▸ **PROBLEM TO SOLVE**
Copy every entry word for word. Skip the pictures.

▸ **DATA PROVIDED**

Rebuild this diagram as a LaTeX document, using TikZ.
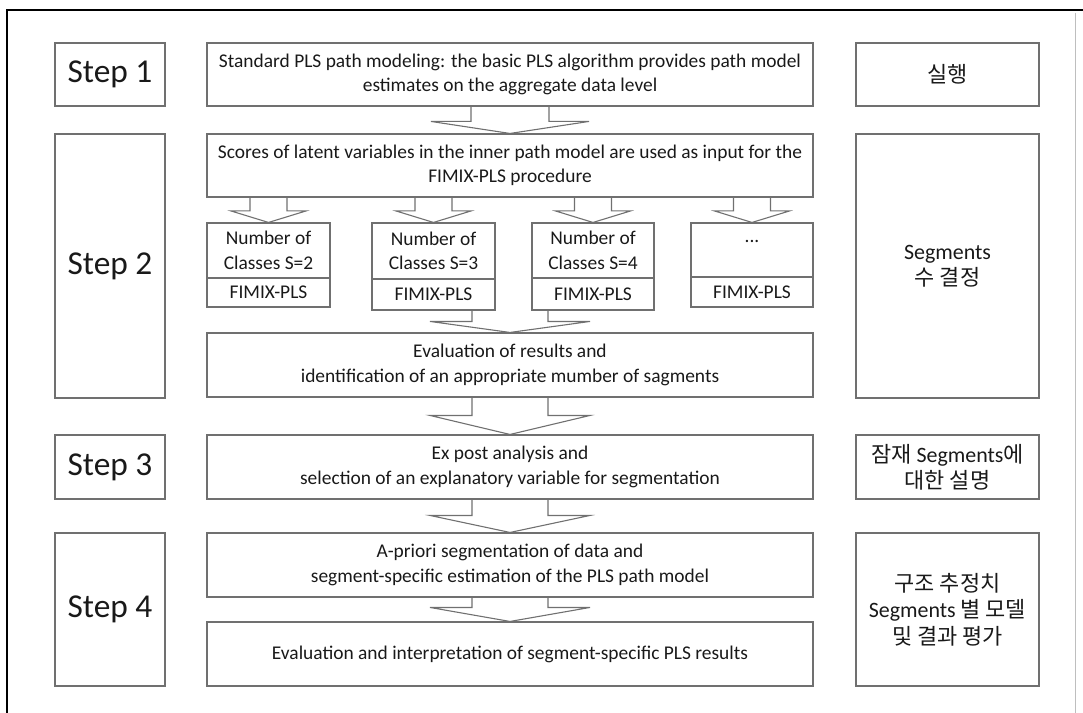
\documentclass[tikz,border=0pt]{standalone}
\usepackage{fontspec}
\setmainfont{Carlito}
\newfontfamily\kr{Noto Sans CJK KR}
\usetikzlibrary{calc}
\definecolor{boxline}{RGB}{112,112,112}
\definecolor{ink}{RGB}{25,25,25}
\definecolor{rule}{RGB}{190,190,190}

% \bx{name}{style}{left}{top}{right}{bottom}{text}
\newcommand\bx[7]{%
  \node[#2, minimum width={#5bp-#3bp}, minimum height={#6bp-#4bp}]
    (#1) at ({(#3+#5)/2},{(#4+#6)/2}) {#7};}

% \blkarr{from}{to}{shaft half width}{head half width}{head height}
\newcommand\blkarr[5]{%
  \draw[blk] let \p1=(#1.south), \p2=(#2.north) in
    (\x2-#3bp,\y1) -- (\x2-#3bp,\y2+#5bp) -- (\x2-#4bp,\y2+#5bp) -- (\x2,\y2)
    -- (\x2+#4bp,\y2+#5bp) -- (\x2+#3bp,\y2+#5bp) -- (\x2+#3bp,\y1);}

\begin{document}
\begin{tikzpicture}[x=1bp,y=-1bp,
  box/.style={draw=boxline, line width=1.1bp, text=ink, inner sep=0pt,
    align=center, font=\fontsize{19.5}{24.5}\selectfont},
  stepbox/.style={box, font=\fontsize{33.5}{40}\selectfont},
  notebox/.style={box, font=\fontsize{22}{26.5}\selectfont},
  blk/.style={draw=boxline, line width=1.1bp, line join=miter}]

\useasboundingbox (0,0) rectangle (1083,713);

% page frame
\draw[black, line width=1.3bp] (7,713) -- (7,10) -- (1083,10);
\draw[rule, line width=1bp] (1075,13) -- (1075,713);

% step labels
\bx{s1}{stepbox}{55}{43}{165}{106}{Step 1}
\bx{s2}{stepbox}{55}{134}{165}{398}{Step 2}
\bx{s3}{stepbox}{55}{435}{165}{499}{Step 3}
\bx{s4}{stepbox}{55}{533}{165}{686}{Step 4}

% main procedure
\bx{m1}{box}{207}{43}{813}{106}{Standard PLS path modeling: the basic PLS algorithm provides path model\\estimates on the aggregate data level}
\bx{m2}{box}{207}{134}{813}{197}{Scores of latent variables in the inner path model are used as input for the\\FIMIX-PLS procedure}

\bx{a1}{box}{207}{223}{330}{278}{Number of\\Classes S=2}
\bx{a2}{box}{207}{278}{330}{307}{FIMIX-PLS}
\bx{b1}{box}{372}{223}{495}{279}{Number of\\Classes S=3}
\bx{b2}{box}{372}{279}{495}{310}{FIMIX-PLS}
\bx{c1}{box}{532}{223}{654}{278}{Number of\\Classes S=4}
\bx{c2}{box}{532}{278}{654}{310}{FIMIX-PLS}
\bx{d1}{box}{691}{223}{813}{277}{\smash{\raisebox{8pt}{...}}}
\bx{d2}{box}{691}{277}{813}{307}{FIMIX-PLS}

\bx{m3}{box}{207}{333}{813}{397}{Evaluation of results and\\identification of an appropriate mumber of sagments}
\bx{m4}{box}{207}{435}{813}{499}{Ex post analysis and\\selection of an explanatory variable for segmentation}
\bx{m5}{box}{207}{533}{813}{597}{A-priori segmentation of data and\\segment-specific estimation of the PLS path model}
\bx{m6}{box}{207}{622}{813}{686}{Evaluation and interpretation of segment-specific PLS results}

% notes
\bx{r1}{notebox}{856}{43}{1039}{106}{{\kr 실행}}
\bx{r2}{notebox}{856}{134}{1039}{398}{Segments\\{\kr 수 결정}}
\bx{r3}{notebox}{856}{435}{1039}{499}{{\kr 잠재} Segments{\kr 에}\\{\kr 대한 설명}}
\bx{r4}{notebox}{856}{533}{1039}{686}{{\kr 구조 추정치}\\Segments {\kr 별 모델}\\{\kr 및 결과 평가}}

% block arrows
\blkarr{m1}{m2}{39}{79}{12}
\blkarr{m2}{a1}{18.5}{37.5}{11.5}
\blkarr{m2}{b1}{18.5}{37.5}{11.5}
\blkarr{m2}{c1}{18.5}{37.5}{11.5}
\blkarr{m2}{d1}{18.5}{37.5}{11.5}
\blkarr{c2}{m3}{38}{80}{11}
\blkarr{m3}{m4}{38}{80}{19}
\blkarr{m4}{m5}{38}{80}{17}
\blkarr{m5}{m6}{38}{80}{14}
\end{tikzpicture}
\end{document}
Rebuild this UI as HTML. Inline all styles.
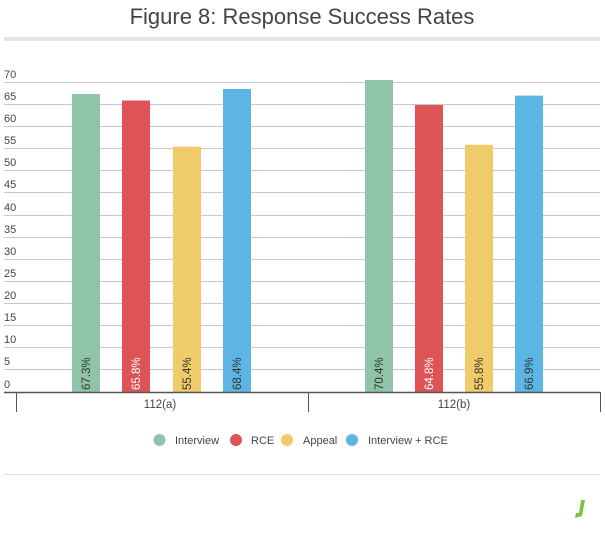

▸ **EXERCISE OUTPUT**
Rebuild this diagram as a LaTeX document, using TikZ.
\documentclass[tikz,border=0pt]{standalone}
\usepackage{fontspec}
\setmainfont{Carlito}
\newfontfamily\kr{Noto Sans CJK KR}
\usetikzlibrary{calc}
\definecolor{boxline}{RGB}{112,112,112}
\definecolor{ink}{RGB}{25,25,25}
\definecolor{rule}{RGB}{190,190,190}

% \bx{name}{style}{left}{top}{right}{bottom}{text}
\newcommand\bx[7]{%
  \node[#2, minimum width={#5bp-#3bp}, minimum height={#6bp-#4bp}]
    (#1) at ({(#3+#5)/2},{(#4+#6)/2}) {#7};}

% \blkarr{from}{to}{shaft half width}{head half width}{head height}
\newcommand\blkarr[5]{%
  \draw[blk] let \p1=(#1.south), \p2=(#2.north) in
    (\x2-#3bp,\y1) -- (\x2-#3bp,\y2+#5bp) -- (\x2-#4bp,\y2+#5bp) -- (\x2,\y2)
    -- (\x2+#4bp,\y2+#5bp) -- (\x2+#3bp,\y2+#5bp) -- (\x2+#3bp,\y1);}

\begin{document}
\begin{tikzpicture}[x=1bp,y=-1bp,
  box/.style={draw=boxline, line width=1.1bp, text=ink, inner sep=0pt,
    align=center, font=\fontsize{19.5}{24.5}\selectfont},
  stepbox/.style={box, font=\fontsize{33.5}{40}\selectfont},
  notebox/.style={box, font=\fontsize{22}{26.5}\selectfont},
  blk/.style={draw=boxline, line width=1.1bp, line join=miter}]

\useasboundingbox (0,0) rectangle (1083,713);

% page frame
\draw[black, line width=1.3bp] (7,713) -- (7,10) -- (1083,10);
\draw[rule, line width=1bp] (1075,13) -- (1075,713);

% step labels
\bx{s1}{stepbox}{55}{43}{165}{106}{Step 1}
\bx{s2}{stepbox}{55}{134}{165}{398}{Step 2}
\bx{s3}{stepbox}{55}{435}{165}{499}{Step 3}
\bx{s4}{stepbox}{55}{533}{165}{686}{Step 4}

% main procedure
\bx{m1}{box}{207}{43}{813}{106}{Standard PLS path modeling: the basic PLS algorithm provides path model\\estimates on the aggregate data level}
\bx{m2}{box}{207}{134}{813}{197}{Scores of latent variables in the inner path model are used as input for the\\FIMIX-PLS procedure}

\bx{a1}{box}{207}{223}{330}{278}{Number of\\Classes S=2}
\bx{a2}{box}{207}{278}{330}{307}{FIMIX-PLS}
\bx{b1}{box}{372}{223}{495}{279}{Number of\\Classes S=3}
\bx{b2}{box}{372}{279}{495}{310}{FIMIX-PLS}
\bx{c1}{box}{532}{223}{654}{278}{Number of\\Classes S=4}
\bx{c2}{box}{532}{278}{654}{310}{FIMIX-PLS}
\bx{d1}{box}{691}{223}{813}{277}{\smash{\raisebox{8pt}{...}}}
\bx{d2}{box}{691}{277}{813}{307}{FIMIX-PLS}

\bx{m3}{box}{207}{333}{813}{397}{Evaluation of results and\\identification of an appropriate mumber of sagments}
\bx{m4}{box}{207}{435}{813}{499}{Ex post analysis and\\selection of an explanatory variable for segmentation}
\bx{m5}{box}{207}{533}{813}{597}{A-priori segmentation of data and\\segment-specific estimation of the PLS path model}
\bx{m6}{box}{207}{622}{813}{686}{Evaluation and interpretation of segment-specific PLS results}

% notes
\bx{r1}{notebox}{856}{43}{1039}{106}{{\kr 실행}}
\bx{r2}{notebox}{856}{134}{1039}{398}{Segments\\{\kr 수 결정}}
\bx{r3}{notebox}{856}{435}{1039}{499}{{\kr 잠재} Segments{\kr 에}\\{\kr 대한 설명}}
\bx{r4}{notebox}{856}{533}{1039}{686}{{\kr 구조 추정치}\\Segments {\kr 별 모델}\\{\kr 및 결과 평가}}

% block arrows
\blkarr{m1}{m2}{39}{79}{12}
\blkarr{m2}{a1}{18.5}{37.5}{11.5}
\blkarr{m2}{b1}{18.5}{37.5}{11.5}
\blkarr{m2}{c1}{18.5}{37.5}{11.5}
\blkarr{m2}{d1}{18.5}{37.5}{11.5}
\blkarr{c2}{m3}{38}{80}{11}
\blkarr{m3}{m4}{38}{80}{19}
\blkarr{m4}{m5}{38}{80}{17}
\blkarr{m5}{m6}{38}{80}{14}
\end{tikzpicture}
\end{document}
Rebuild this UI as HTML. Inline all styles.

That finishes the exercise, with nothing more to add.